A multilayer PCB is a circuit boards that consist of multiple layers of conductive material separated by insulating layers. These boards are used to support high-density circuits, thereby improving the overall performance of electronic devices. In high-frequency electronics, multilayer PCBs are vital because they provide efficient signal routing while minimising interference and signal loss. The layers in these PCBs are carefully designed and arranged to handle specific high-frequency requirements.

Benefits of Multilayer PCBs in High-Frequency Electronics

The primary benefit of a multilayer PCB is its ability to reduce the overall size of electronic devices. By stacking multiple layers, manufacturers can achieve higher circuit density without increasing the board’s footprint. This is particularly important in high-frequency applications where compactness and space efficiency are critical. Additionally, multilayer PCBs help to improve signal integrity, minimise cross-talk, and reduce electromagnetic interference (EMI), which is vital for high-frequency operations.

Key Design Considerations for Multilayer PCBs

When designing a multilayer PCB for high-frequency electronics, several factors must be considered. First, the number of layers should be determined based on the circuit’s complexity and the need for signal routing. More layers allow for more complex routing, but they also increase manufacturing costs. Second, the impedance of the traces must be controlled to ensure consistent signal transmission. This is particularly crucial in high-frequency designs, where even slight impedance mismatches can cause signal reflections and loss.

Material Selection for High-Frequency Multilayer PCBs

Selecting the appropriate materials for a multilayer PCB is crucial for high-frequency applications. The most common material used in PCB fabrication is FR4; however, for high-frequency designs, specialised materials such as Rogers, PTFE, or ceramic-based substrates are often preferred. These materials offer low dielectric constants and low loss tangents, which help maintain signal integrity at high frequencies. Selecting the right material minimises signal loss and ensures the PCB operates effectively at the desired frequencies.

Layer Stacking and Routing Strategies

Effective layer stacking is crucial in multilayer PCB designs for high-frequency applications. To minimise signal loss and EMI, signal layers should be placed between ground planes. This arrangement provides shielding, reducing the potential for noise and interference. Additionally, high-frequency signals should be routed with a focus on minimising trace lengths and avoiding sharp bends. Proper routing ensures that signals can travel without distortion or loss, which is vital for the performance of high-frequency electronics.
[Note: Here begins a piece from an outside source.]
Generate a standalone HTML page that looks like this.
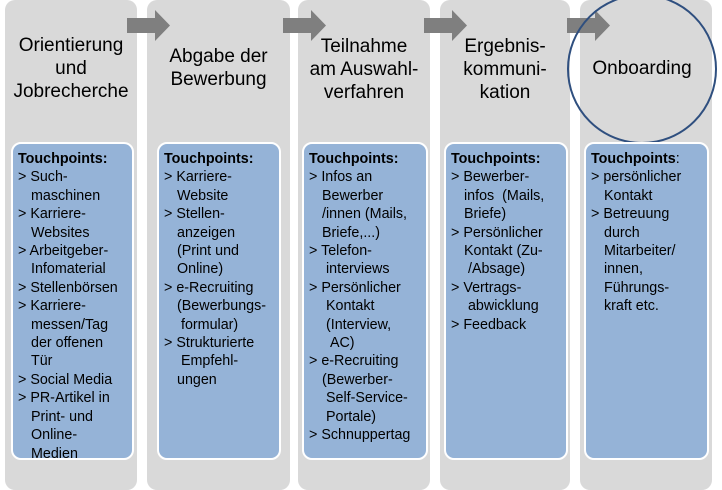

Manufacturing Process of Multilayer PCBs

The manufacturing process for multilayer PCBs involves several steps, including lamination, drilling, and etching. In the lamination process, the conductive and insulating layers are bonded together under heat and pressure. Drilling is used to create vias that connect the different layers of the PCB. For high-frequency electronics, the vias must be precisely drilled to avoid signal loss and impedance variation. Once the layers are assembled, the PCB is etched to create the desired circuit pattern.

Testing and Validation of Multilayer PCB

Testing and validation are crucial for ensuring that multilayer PCBs meet the required standards for high-frequency performance. Electrical testing, such as impedance testing and continuity checks, is used to confirm the integrity of the traces and vias. Additionally, high-frequency testing is necessary to ensure that the PCB can handle the desired frequency range without signal degradation. This testing helps identify any potential issues with the design or manufacturing process before the PCB is used in a final product.

Multilayer PCBs for High-Frequency Electronics

Implementing multilayer PCBs for high-frequency electronics offers several benefits, including compactness, improved signal integrity, and reduced interference. Careful design considerations, including material selection, impedance control, and layer stacking, are crucial for achieving optimal performance. Additionally, a thorough manufacturing process and rigorous testing are necessary to ensure that the PCB meets the high-frequency standards required.